Can the flashes of color in thousands of functional MRI (fMRI) scans reveal an invisible coordination between distant regions of the brain? Can patterns in your web clicks give advertisers a better way to target messages to you?
The era of big data is presenting no shortage of machine learning problems. Katya Scheinberg, the Harvey E. Wagner Endowed Chair Professor of Industrial and Systems Engineering, is working to provide faster, more efficient tools to sift through vast quantities of data to reveal nuggets of insight.
“Learning with large data sets requires an optimization problem,” says Scheinberg. Optimization is a numerical method that steps through data to uncover links and patterns.
Large data problems—predicting weather patterns, mapping communities within huge social networks or detecting the synchronized firing of neurons—all rely on a known group of mathematical functions, Scheinberg says. Using the data, algorithms find the value of the function under study and crunch through a data set until the calculations converge to the function’s minimum value.
Optimization tools seek to accurately model data with the simplest process. “I want to explain the data the best I can,” says Scheinberg, “and with the fewest iterations.

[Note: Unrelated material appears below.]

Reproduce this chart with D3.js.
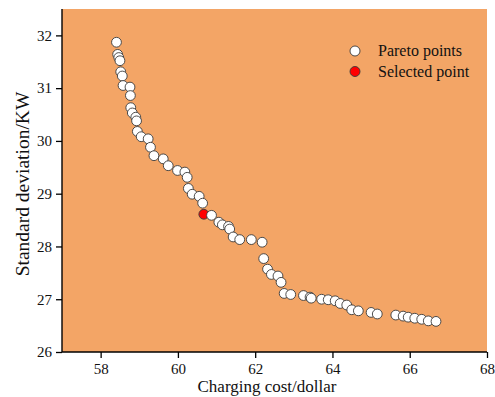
<!DOCTYPE html>
<html>
<head>
<meta charset="utf-8">
<script src="https://cdn.jsdelivr.net/npm/d3@7"></script>
<style>
  html, body { margin: 0; padding: 0; background: #ffffff; }
  svg { display: block; }
  svg text { font-family: "Liberation Serif", "Times New Roman", serif; }
</style>
</head>
<body>
<svg id="chart" width="495" height="397"></svg>
<script>
// ---- data ----
const paretoCost = [58.41, 58.44, 58.47, 58.50, 58.52, 58.56, 58.58, 58.76, 58.77, 58.78,
  58.82, 58.91, 58.93, 58.95, 59.05, 59.23, 59.29, 59.38, 59.62, 59.75,
  59.99, 60.18, 60.24, 60.27, 60.37, 60.55, 60.64, 60.87, 61.06, 61.15,
  61.31, 61.34, 61.43, 61.60, 61.90, 62.18, 62.22, 62.32, 62.42, 62.59,
  62.67, 62.75, 62.92, 63.25, 63.42, 63.45, 63.72, 63.89, 64.07, 64.20,
  64.37, 64.50, 64.67, 65.00, 65.16, 65.64, 65.83, 65.96, 66.13, 66.31,
  66.48, 66.68];
const paretoStd = [31.87, 31.64, 31.58, 31.52, 31.31, 31.23, 31.05, 31.02, 30.86, 30.63,
  30.53, 30.45, 30.38, 30.18, 30.08, 30.04, 29.88, 29.72, 29.66, 29.53,
  29.44, 29.41, 29.31, 29.10, 28.99, 28.95, 28.82, 28.59, 28.46, 28.41,
  28.38, 28.33, 28.18, 28.13, 28.13, 28.08, 27.77, 27.57, 27.47, 27.44,
  27.32, 27.11, 27.09, 27.07, 27.04, 27.02, 27.00, 26.99, 26.97, 26.92,
  26.89, 26.80, 26.78, 26.75, 26.72, 26.70, 26.68, 26.66, 26.64, 26.62,
  26.59, 26.58];
const selectedCost = [60.67];
const selectedStd = [28.61];
const xTicks = [58, 60, 62, 64, 66, 68];
const yTicks = [26, 27, 28, 29, 30, 31, 32];
const legendLabels = ["Pareto points", "Selected point"];
const xDomain = [57, 68];
const yDomain = [26, 32.5];

// ---- layout ----
const FONT = "'Liberation Serif', 'Times New Roman', serif";
const svg = d3.select("#chart");
const L = 62, R = 487, T = 9, B = 352;
const x = d3.scaleLinear().domain(xDomain).range([L, R]);
const y = d3.scaleLinear().domain(yDomain).range([B, T]);

svg.append("rect").attr("x", L).attr("y", T).attr("width", R - L).attr("height", B - T)
  .attr("fill", "#F3A566");

// points: merge so draw order follows cost (white after red overlaps it)
const pts = paretoCost.map((c, i) => ({c, s: paretoStd[i], sel: false}))
  .concat(selectedCost.map((c, i) => ({c, s: selectedStd[i], sel: true})))
  .sort((a, b) => a.c - b.c);

svg.append("g").selectAll("circle").data(pts).join("circle")
  .attr("cx", d => x(d.c)).attr("cy", d => y(d.s)).attr("r", 4.9)
  .attr("fill", d => d.sel ? "#ff0000" : "#ffffff")
  .attr("stroke", "#3a3a3a").attr("stroke-width", 0.9);

// axes
const xAxis = svg.append("g").attr("transform", `translate(0,${B})`)
  .call(d3.axisBottom(x).tickValues(xTicks).tickSize(6).tickPadding(5).tickFormat(d3.format("d")));
const yAxis = svg.append("g").attr("transform", `translate(${L},0)`)
  .call(d3.axisLeft(y).tickValues(yTicks).tickSize(6).tickPadding(4).tickFormat(d3.format("d")));
[xAxis, yAxis].forEach(a => {
  a.attr("font-family", FONT);
  a.select(".domain").attr("stroke", "#000").attr("stroke-width", 1.4);
  a.selectAll(".tick line").attr("stroke", "#000").attr("stroke-width", 1.3);
  a.selectAll(".tick text").attr("fill", "#111").attr("font-size", 15).attr("font-family", FONT);
});
xAxis.select(".domain").attr("d", `M${L},0H${R}`);
yAxis.select(".domain").attr("d", `M0,${B}V${T}`);

// axis titles
svg.append("text").attr("x", 267).attr("y", 392).attr("text-anchor", "middle")
  .attr("font-family", FONT).attr("font-size", 17).attr("fill", "#111").text("Charging cost/dollar");
svg.append("text").attr("transform", "translate(29,184) rotate(-90)").attr("text-anchor", "middle")
  .attr("font-family", FONT).attr("font-size", 19.5).attr("fill", "#111").text("Standard deviation/KW");

// legend
const legendFill = ["#ffffff", "#ff0000"];
const lg = svg.append("g");
legendLabels.forEach((t, i) => {
  lg.append("circle").attr("cx", 355).attr("cy", 51 + i * 20.5).attr("r", 5)
    .attr("fill", legendFill[i]).attr("stroke", "#3a3a3a").attr("stroke-width", 0.9);
  lg.append("text").attr("x", 378).attr("y", 56 + i * 20.5).attr("font-family", FONT)
    .attr("font-size", 16).attr("fill", "#111").text(t);
});
</script>
</body>
</html>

“Any data can be explained well with complex models,” she says. But those models impose a high cost in computational time and resources, and can be tied so tightly to specific data that they break when applied to other data. “They can’t be generalized,” she says.
Optimization approaches data like a climber proceeding step-by-step down a valley to find the bottom—in the fog, Scheinberg says. With each step, data is computed to determine the next step.
“In the beginning, crude methods will give you progress,” she says. “As you converge on the solution you have to work harder,” which is where many algorithms grind to a halt.
But what if you could clear away the fog? “If you can see more, you can make adjustments to get to the bottom faster,” Scheinberg says.
The tools she is working on today, in the third year of a DARPA-funded project, exploit the results gained in previous steps so that as calculations approach the lower limit of the function, “the problem space of models and variables gets smaller,” which reduces the time penalty associated with each step.
Scheinberg’s open-source tool is one of the fastest known that uses sequential data processing. Consider a case analyzing brain scans that contain 10,000 volumetric pixels, or voxels, each representing a 3-D region containing thousands of neurons. Each scan offers 50 million chances of activity in one region corresponding to activity in another.
“We are solving problems of 10,000 voxels in an hour,” Scheinberg says. “We’ve achieved a good balance with relatively ‘cheap’ steps and with relatively rapid progress toward the solution.”